## Rows from a dataset of charts and code
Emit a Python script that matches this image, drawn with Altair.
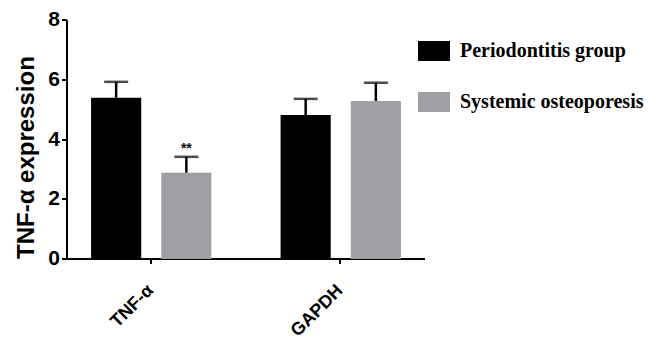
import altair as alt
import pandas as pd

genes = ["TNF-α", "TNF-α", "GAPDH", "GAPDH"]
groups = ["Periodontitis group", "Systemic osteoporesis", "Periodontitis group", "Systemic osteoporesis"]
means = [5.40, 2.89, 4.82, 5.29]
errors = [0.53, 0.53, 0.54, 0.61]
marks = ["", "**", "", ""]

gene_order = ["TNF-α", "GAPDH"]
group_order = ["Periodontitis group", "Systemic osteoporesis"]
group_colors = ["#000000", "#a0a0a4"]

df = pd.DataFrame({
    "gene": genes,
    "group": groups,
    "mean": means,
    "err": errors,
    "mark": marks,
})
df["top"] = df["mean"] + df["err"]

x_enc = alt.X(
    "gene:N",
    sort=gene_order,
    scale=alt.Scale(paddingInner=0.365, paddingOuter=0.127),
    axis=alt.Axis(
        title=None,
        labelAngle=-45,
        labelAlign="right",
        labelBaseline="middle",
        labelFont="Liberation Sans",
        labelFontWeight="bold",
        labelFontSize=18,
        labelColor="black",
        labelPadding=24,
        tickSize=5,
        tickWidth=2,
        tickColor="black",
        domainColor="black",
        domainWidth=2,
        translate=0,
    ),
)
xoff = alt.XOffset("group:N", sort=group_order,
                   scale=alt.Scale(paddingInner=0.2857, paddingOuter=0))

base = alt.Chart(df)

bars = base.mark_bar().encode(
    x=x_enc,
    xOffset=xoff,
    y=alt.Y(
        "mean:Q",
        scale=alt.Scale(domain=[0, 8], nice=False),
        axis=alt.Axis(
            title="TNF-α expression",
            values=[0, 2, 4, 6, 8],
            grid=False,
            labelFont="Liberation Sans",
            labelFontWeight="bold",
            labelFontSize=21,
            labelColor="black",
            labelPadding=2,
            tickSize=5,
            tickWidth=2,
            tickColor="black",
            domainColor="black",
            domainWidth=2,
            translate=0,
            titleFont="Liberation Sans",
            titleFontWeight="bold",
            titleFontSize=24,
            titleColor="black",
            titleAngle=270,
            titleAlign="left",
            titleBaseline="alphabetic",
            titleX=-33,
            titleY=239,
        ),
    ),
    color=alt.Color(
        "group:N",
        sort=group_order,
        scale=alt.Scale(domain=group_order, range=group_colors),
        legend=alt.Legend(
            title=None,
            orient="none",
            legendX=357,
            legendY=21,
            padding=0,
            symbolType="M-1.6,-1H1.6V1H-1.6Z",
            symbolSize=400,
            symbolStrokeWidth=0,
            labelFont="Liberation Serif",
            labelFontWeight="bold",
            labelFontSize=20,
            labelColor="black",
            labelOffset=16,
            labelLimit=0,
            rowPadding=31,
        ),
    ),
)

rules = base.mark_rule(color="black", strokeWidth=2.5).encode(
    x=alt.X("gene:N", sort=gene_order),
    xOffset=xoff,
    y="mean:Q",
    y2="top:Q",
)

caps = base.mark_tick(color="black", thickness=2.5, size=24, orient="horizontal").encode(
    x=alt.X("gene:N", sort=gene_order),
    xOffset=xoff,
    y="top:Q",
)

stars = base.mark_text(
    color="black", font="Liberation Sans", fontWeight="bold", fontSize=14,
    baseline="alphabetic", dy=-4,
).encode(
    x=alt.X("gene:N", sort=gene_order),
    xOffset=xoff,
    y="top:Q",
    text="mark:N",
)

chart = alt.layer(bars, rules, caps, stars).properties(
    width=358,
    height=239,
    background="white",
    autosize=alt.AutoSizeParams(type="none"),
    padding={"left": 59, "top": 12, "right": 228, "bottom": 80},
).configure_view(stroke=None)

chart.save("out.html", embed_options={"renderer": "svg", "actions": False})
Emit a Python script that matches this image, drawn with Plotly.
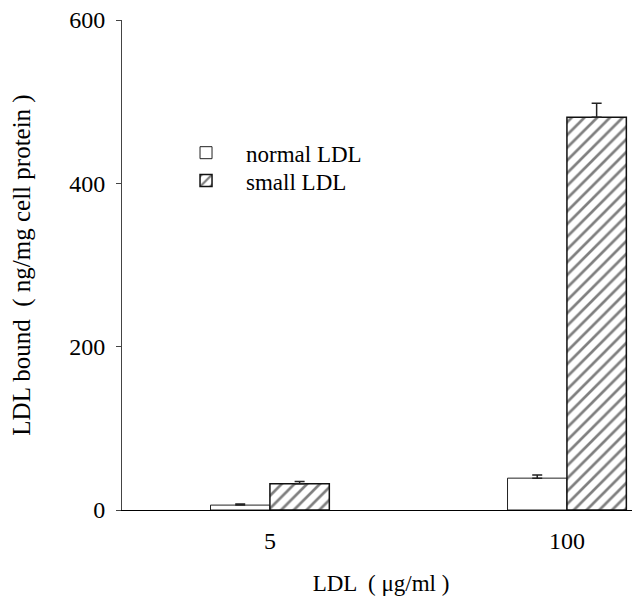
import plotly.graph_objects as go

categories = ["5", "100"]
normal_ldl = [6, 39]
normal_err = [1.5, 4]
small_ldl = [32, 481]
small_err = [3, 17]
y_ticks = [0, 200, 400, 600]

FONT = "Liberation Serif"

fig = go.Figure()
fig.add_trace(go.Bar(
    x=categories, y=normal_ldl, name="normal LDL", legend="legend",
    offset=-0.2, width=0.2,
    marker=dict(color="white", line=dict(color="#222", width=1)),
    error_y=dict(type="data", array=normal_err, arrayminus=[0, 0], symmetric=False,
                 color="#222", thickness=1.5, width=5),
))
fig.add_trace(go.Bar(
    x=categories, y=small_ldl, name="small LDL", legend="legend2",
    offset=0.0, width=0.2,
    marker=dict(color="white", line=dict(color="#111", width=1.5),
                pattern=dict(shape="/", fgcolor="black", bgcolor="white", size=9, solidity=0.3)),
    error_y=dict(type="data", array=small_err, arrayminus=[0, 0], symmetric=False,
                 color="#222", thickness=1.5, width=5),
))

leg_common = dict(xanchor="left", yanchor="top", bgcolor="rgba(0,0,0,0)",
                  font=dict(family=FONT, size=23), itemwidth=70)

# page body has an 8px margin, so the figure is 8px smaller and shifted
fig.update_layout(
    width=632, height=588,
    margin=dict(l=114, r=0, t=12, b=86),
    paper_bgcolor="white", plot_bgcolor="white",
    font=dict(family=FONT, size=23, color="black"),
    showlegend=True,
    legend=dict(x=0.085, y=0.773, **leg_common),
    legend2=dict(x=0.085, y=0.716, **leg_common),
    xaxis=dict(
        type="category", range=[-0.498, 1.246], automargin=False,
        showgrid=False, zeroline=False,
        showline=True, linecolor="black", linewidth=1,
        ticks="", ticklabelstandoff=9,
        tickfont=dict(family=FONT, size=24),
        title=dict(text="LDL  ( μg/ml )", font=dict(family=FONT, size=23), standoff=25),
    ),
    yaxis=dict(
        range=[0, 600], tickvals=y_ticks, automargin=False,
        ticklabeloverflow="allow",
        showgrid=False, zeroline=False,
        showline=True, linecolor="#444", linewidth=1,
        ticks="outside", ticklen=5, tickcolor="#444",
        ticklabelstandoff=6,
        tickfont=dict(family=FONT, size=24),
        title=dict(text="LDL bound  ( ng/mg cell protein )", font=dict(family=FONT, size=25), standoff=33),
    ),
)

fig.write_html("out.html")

## WHAT IS ASKED
Set down the complete material exactly, but do not include the images.

## THE RESPONSE
Emit a Python script that matches this image, drawn with Altair.
import altair as alt
import pandas as pd

genes = ["TNF-α", "TNF-α", "GAPDH", "GAPDH"]
groups = ["Periodontitis group", "Systemic osteoporesis", "Periodontitis group", "Systemic osteoporesis"]
means = [5.40, 2.89, 4.82, 5.29]
errors = [0.53, 0.53, 0.54, 0.61]
marks = ["", "**", "", ""]

gene_order = ["TNF-α", "GAPDH"]
group_order = ["Periodontitis group", "Systemic osteoporesis"]
group_colors = ["#000000", "#a0a0a4"]

df = pd.DataFrame({
    "gene": genes,
    "group": groups,
    "mean": means,
    "err": errors,
    "mark": marks,
})
df["top"] = df["mean"] + df["err"]

x_enc = alt.X(
    "gene:N",
    sort=gene_order,
    scale=alt.Scale(paddingInner=0.365, paddingOuter=0.127),
    axis=alt.Axis(
        title=None,
        labelAngle=-45,
        labelAlign="right",
        labelBaseline="middle",
        labelFont="Liberation Sans",
        labelFontWeight="bold",
        labelFontSize=18,
        labelColor="black",
        labelPadding=24,
        tickSize=5,
        tickWidth=2,
        tickColor="black",
        domainColor="black",
        domainWidth=2,
        translate=0,
    ),
)
xoff = alt.XOffset("group:N", sort=group_order,
                   scale=alt.Scale(paddingInner=0.2857, paddingOuter=0))

base = alt.Chart(df)

bars = base.mark_bar().encode(
    x=x_enc,
    xOffset=xoff,
    y=alt.Y(
        "mean:Q",
        scale=alt.Scale(domain=[0, 8], nice=False),
        axis=alt.Axis(
            title="TNF-α expression",
            values=[0, 2, 4, 6, 8],
            grid=False,
            labelFont="Liberation Sans",
            labelFontWeight="bold",
            labelFontSize=21,
            labelColor="black",
            labelPadding=2,
            tickSize=5,
            tickWidth=2,
            tickColor="black",
            domainColor="black",
            domainWidth=2,
            translate=0,
            titleFont="Liberation Sans",
            titleFontWeight="bold",
            titleFontSize=24,
            titleColor="black",
            titleAngle=270,
            titleAlign="left",
            titleBaseline="alphabetic",
            titleX=-33,
            titleY=239,
        ),
    ),
    color=alt.Color(
        "group:N",
        sort=group_order,
        scale=alt.Scale(domain=group_order, range=group_colors),
        legend=alt.Legend(
            title=None,
            orient="none",
            legendX=357,
            legendY=21,
            padding=0,
            symbolType="M-1.6,-1H1.6V1H-1.6Z",
            symbolSize=400,
            symbolStrokeWidth=0,
            labelFont="Liberation Serif",
            labelFontWeight="bold",
            labelFontSize=20,
            labelColor="black",
            labelOffset=16,
            labelLimit=0,
            rowPadding=31,
        ),
    ),
)

rules = base.mark_rule(color="black", strokeWidth=2.5).encode(
    x=alt.X("gene:N", sort=gene_order),
    xOffset=xoff,
    y="mean:Q",
    y2="top:Q",
)

caps = base.mark_tick(color="black", thickness=2.5, size=24, orient="horizontal").encode(
    x=alt.X("gene:N", sort=gene_order),
    xOffset=xoff,
    y="top:Q",
)

stars = base.mark_text(
    color="black", font="Liberation Sans", fontWeight="bold", fontSize=14,
    baseline="alphabetic", dy=-4,
).encode(
    x=alt.X("gene:N", sort=gene_order),
    xOffset=xoff,
    y="top:Q",
    text="mark:N",
)

chart = alt.layer(bars, rules, caps, stars).properties(
    width=358,
    height=239,
    background="white",
    autosize=alt.AutoSizeParams(type="none"),
    padding={"left": 59, "top": 12, "right": 228, "bottom": 80},
).configure_view(stroke=None)

chart.save("out.html", embed_options={"renderer": "svg", "actions": False})
Emit a Python script that matches this image, drawn with Plotly.
import plotly.graph_objects as go

categories = ["5", "100"]
normal_ldl = [6, 39]
normal_err = [1.5, 4]
small_ldl = [32, 481]
small_err = [3, 17]
y_ticks = [0, 200, 400, 600]

FONT = "Liberation Serif"

fig = go.Figure()
fig.add_trace(go.Bar(
    x=categories, y=normal_ldl, name="normal LDL", legend="legend",
    offset=-0.2, width=0.2,
    marker=dict(color="white", line=dict(color="#222", width=1)),
    error_y=dict(type="data", array=normal_err, arrayminus=[0, 0], symmetric=False,
                 color="#222", thickness=1.5, width=5),
))
fig.add_trace(go.Bar(
    x=categories, y=small_ldl, name="small LDL", legend="legend2",
    offset=0.0, width=0.2,
    marker=dict(color="white", line=dict(color="#111", width=1.5),
                pattern=dict(shape="/", fgcolor="black", bgcolor="white", size=9, solidity=0.3)),
    error_y=dict(type="data", array=small_err, arrayminus=[0, 0], symmetric=False,
                 color="#222", thickness=1.5, width=5),
))

leg_common = dict(xanchor="left", yanchor="top", bgcolor="rgba(0,0,0,0)",
                  font=dict(family=FONT, size=23), itemwidth=70)

# page body has an 8px margin, so the figure is 8px smaller and shifted
fig.update_layout(
    width=632, height=588,
    margin=dict(l=114, r=0, t=12, b=86),
    paper_bgcolor="white", plot_bgcolor="white",
    font=dict(family=FONT, size=23, color="black"),
    showlegend=True,
    legend=dict(x=0.085, y=0.773, **leg_common),
    legend2=dict(x=0.085, y=0.716, **leg_common),
    xaxis=dict(
        type="category", range=[-0.498, 1.246], automargin=False,
        showgrid=False, zeroline=False,
        showline=True, linecolor="black", linewidth=1,
        ticks="", ticklabelstandoff=9,
        tickfont=dict(family=FONT, size=24),
        title=dict(text="LDL  ( μg/ml )", font=dict(family=FONT, size=23), standoff=25),
    ),
    yaxis=dict(
        range=[0, 600], tickvals=y_ticks, automargin=False,
        ticklabeloverflow="allow",
        showgrid=False, zeroline=False,
        showline=True, linecolor="#444", linewidth=1,
        ticks="outside", ticklen=5, tickcolor="#444",
        ticklabelstandoff=6,
        tickfont=dict(family=FONT, size=24),
        title=dict(text="LDL bound  ( ng/mg cell protein )", font=dict(family=FONT, size=25), standoff=33),
    ),
)

fig.write_html("out.html")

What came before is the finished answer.